• [DIRECTIONS FOR THIS TASK] Pictures stay out of this copy, which runs from the first line of the material through the line containing "var scoreFemaleA = [5, 5, 5, 5, 5, 5, 3];".
_ _ _ _ _ _ _
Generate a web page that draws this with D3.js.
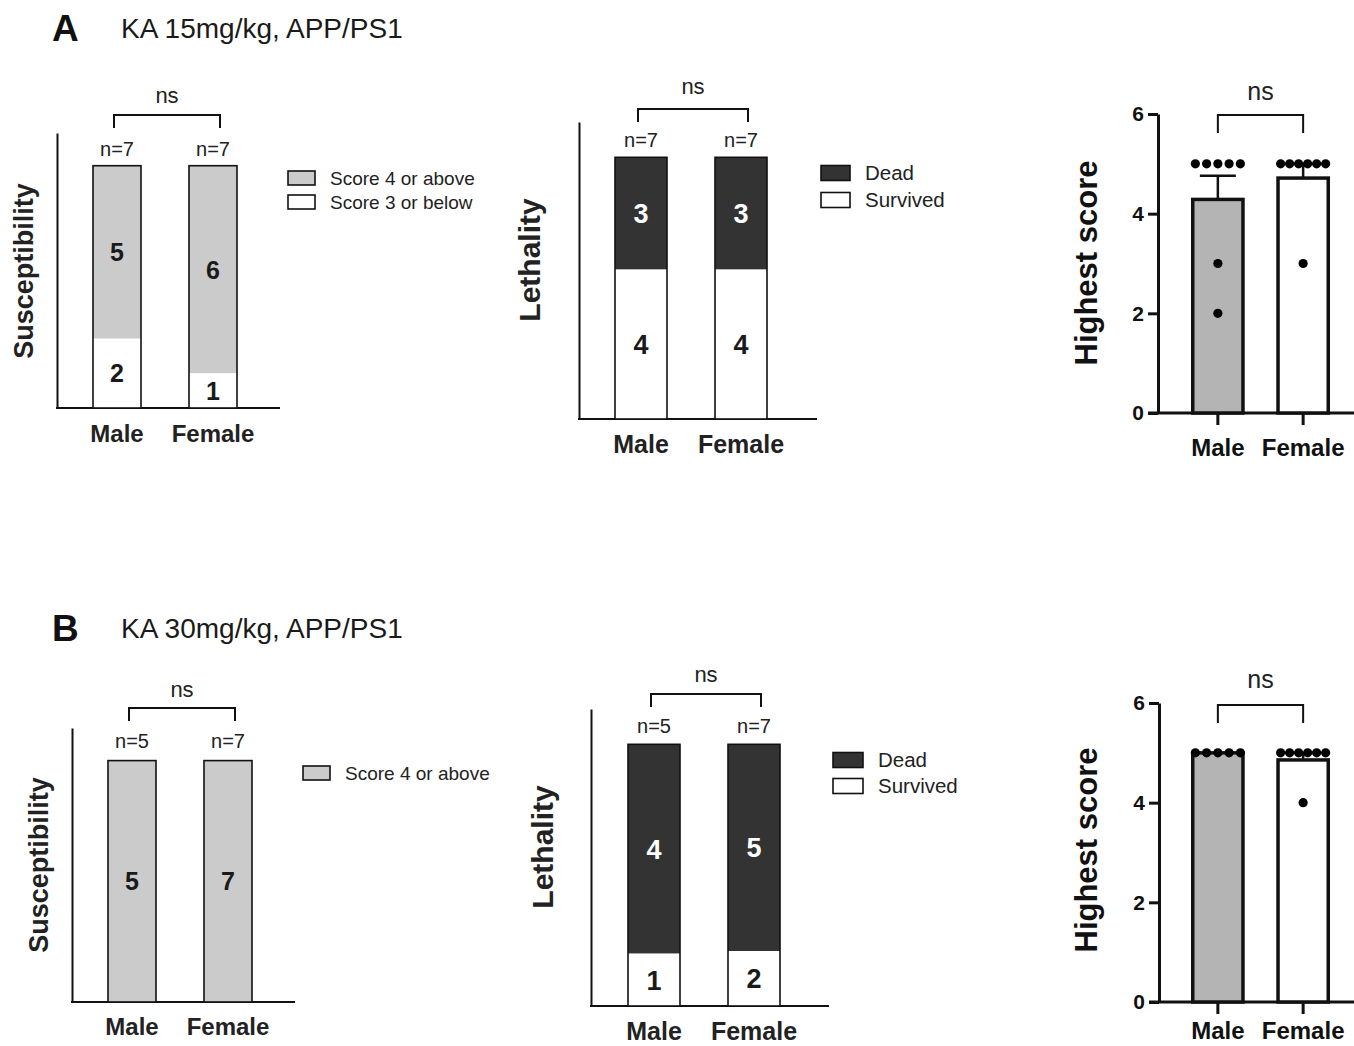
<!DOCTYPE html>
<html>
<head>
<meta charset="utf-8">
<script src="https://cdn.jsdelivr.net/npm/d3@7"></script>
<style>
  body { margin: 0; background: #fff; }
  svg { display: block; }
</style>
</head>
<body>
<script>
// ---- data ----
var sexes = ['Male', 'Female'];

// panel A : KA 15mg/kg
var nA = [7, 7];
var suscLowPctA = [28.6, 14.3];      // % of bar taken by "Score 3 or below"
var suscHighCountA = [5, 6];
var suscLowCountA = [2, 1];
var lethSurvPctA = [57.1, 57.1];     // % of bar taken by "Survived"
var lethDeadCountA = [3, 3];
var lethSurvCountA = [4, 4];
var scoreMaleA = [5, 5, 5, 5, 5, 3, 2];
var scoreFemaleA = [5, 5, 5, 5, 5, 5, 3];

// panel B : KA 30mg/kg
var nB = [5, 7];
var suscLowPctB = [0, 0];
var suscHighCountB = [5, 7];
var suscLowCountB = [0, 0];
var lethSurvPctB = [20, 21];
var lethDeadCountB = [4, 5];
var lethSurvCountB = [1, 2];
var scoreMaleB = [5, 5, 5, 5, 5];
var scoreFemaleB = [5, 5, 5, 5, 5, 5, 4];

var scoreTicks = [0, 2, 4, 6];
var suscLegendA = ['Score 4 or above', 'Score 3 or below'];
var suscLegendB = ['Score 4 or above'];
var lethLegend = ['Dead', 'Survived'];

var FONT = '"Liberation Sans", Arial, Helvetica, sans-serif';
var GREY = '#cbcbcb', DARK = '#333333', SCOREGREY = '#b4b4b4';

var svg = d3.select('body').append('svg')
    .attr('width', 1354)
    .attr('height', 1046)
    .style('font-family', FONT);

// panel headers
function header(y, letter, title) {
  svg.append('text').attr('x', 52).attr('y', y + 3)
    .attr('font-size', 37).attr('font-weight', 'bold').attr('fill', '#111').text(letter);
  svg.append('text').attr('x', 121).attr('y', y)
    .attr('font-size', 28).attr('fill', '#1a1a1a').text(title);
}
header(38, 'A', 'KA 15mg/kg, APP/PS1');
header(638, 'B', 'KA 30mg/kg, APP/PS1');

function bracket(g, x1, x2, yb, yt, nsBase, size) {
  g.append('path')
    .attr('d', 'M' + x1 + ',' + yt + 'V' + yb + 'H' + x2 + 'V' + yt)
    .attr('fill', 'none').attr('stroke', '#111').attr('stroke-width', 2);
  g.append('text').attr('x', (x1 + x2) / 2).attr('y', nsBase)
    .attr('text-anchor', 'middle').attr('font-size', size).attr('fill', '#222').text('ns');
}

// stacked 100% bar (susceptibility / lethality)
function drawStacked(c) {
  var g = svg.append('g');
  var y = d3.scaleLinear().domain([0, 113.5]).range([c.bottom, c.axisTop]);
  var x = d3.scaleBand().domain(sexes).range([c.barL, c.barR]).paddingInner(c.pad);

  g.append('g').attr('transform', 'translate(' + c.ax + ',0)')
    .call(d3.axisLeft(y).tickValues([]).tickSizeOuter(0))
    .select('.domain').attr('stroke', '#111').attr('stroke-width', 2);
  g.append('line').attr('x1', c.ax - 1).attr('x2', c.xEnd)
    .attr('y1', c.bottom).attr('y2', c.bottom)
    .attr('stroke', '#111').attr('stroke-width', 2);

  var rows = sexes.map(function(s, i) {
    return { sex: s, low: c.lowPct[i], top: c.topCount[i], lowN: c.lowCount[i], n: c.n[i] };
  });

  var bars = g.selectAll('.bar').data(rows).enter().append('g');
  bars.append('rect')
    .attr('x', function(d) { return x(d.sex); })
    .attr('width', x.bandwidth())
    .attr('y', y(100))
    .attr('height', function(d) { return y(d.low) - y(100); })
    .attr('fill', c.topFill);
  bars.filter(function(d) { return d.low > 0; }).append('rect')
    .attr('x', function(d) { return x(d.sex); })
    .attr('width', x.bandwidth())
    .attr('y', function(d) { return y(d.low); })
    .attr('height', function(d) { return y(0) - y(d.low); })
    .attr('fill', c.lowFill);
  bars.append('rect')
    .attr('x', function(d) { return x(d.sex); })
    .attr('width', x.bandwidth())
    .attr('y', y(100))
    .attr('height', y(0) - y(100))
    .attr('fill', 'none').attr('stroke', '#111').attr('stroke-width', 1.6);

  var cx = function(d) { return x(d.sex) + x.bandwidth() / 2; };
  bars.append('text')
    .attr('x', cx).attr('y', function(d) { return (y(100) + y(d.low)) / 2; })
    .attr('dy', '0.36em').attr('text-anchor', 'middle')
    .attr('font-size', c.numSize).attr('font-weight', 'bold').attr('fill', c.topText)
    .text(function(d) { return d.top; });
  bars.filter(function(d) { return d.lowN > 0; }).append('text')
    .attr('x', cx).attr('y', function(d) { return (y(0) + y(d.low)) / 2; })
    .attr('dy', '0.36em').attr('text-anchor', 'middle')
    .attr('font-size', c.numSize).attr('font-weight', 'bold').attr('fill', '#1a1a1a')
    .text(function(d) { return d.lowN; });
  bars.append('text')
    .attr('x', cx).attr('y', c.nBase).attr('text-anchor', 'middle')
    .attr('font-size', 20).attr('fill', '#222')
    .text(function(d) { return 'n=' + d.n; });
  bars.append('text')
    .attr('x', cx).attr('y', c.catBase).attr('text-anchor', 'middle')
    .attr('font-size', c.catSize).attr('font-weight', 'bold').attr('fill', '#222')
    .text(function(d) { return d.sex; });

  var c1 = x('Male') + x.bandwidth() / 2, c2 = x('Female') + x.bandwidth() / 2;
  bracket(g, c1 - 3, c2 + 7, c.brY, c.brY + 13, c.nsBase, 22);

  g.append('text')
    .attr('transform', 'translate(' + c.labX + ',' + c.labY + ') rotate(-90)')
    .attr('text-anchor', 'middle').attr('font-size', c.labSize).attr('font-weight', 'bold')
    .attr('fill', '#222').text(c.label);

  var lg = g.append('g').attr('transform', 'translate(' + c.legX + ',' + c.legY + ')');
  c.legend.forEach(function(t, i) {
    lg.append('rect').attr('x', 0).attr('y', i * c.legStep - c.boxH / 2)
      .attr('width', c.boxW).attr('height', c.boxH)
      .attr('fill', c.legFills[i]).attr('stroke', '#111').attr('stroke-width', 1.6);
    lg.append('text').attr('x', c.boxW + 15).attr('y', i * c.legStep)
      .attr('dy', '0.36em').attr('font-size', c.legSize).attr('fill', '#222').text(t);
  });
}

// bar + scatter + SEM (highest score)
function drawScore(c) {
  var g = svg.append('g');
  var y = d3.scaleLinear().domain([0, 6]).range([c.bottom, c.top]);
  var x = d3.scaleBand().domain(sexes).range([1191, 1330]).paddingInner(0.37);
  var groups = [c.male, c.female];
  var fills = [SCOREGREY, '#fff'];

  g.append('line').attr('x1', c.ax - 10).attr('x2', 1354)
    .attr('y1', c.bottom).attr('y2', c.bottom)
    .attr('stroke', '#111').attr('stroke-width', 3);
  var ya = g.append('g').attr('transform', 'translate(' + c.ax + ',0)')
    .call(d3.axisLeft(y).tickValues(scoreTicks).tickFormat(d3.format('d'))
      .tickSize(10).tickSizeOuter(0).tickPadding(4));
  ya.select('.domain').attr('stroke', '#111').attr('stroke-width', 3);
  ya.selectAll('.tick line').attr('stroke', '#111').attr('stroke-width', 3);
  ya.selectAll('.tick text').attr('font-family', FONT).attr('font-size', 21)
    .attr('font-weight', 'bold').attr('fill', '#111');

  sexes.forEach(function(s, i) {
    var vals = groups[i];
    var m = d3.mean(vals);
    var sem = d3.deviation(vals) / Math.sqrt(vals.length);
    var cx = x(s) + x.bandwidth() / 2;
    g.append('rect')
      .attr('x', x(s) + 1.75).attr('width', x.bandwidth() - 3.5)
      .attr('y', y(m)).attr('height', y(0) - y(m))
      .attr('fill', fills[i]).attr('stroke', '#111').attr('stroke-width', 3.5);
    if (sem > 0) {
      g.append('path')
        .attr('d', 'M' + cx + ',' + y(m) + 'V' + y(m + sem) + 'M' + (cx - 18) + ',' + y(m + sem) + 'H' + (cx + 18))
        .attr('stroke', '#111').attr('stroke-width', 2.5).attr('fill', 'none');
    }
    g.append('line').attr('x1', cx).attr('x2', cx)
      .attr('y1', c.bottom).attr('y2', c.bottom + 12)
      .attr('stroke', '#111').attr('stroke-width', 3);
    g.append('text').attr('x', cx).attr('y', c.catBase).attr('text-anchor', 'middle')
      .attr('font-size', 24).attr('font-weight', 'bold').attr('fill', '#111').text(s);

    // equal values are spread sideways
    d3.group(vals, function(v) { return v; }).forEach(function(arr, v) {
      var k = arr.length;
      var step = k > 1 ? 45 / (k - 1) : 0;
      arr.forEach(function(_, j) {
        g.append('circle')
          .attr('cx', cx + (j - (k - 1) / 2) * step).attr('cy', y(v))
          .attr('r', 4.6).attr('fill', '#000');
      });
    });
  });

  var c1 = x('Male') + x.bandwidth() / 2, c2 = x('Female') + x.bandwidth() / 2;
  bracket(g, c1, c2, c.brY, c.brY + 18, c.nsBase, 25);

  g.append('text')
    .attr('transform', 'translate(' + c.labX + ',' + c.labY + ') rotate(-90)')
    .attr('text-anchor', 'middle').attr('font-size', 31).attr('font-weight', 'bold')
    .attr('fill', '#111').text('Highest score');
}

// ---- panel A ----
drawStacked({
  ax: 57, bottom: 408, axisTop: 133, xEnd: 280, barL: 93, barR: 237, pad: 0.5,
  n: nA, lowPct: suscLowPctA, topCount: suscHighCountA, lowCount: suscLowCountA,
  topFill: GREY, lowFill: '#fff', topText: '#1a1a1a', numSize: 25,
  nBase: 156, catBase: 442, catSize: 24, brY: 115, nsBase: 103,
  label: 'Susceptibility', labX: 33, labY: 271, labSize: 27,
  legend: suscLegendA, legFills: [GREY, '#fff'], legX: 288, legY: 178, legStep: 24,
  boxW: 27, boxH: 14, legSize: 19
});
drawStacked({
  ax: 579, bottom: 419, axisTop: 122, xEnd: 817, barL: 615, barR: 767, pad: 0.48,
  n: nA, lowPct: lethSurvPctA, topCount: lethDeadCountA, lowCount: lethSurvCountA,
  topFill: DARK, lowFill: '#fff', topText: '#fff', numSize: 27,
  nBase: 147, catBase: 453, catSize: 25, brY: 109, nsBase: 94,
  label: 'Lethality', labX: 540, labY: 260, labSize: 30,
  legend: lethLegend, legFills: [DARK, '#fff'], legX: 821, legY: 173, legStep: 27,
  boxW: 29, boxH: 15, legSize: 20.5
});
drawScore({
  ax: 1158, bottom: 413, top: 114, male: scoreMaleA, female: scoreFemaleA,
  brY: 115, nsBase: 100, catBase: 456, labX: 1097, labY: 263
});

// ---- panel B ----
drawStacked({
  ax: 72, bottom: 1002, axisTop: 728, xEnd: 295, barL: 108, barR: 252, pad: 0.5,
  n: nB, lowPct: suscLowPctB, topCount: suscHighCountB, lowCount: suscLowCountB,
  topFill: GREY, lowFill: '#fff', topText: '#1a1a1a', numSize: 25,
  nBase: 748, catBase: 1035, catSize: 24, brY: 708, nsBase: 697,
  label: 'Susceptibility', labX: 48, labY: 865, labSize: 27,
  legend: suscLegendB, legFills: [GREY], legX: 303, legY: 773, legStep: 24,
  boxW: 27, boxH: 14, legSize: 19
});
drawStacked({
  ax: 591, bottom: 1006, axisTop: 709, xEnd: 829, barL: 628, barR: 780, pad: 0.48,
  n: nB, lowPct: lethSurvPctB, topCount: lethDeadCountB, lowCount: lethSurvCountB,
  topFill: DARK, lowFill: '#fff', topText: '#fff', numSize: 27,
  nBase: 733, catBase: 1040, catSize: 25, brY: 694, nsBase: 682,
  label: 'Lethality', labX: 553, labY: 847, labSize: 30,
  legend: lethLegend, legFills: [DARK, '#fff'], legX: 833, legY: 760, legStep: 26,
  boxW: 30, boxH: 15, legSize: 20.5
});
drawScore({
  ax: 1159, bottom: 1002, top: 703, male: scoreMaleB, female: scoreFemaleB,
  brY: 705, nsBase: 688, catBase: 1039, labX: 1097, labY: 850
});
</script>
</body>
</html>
_ _ _ _ _ _ _
• [TASK RESPONSE]
Generate a web page that draws this with D3.js.
<!DOCTYPE html>
<html>
<head>
<meta charset="utf-8">
<script src="https://cdn.jsdelivr.net/npm/d3@7"></script>
<style>
  body { margin: 0; background: #fff; }
  svg { display: block; }
</style>
</head>
<body>
<script>
// ---- data ----
var sexes = ['Male', 'Female'];

// panel A : KA 15mg/kg
var nA = [7, 7];
var suscLowPctA = [28.6, 14.3];      // % of bar taken by "Score 3 or below"
var suscHighCountA = [5, 6];
var suscLowCountA = [2, 1];
var lethSurvPctA = [57.1, 57.1];     // % of bar taken by "Survived"
var lethDeadCountA = [3, 3];
var lethSurvCountA = [4, 4];
var scoreMaleA = [5, 5, 5, 5, 5, 3, 2];
var scoreFemaleA = [5, 5, 5, 5, 5, 5, 3];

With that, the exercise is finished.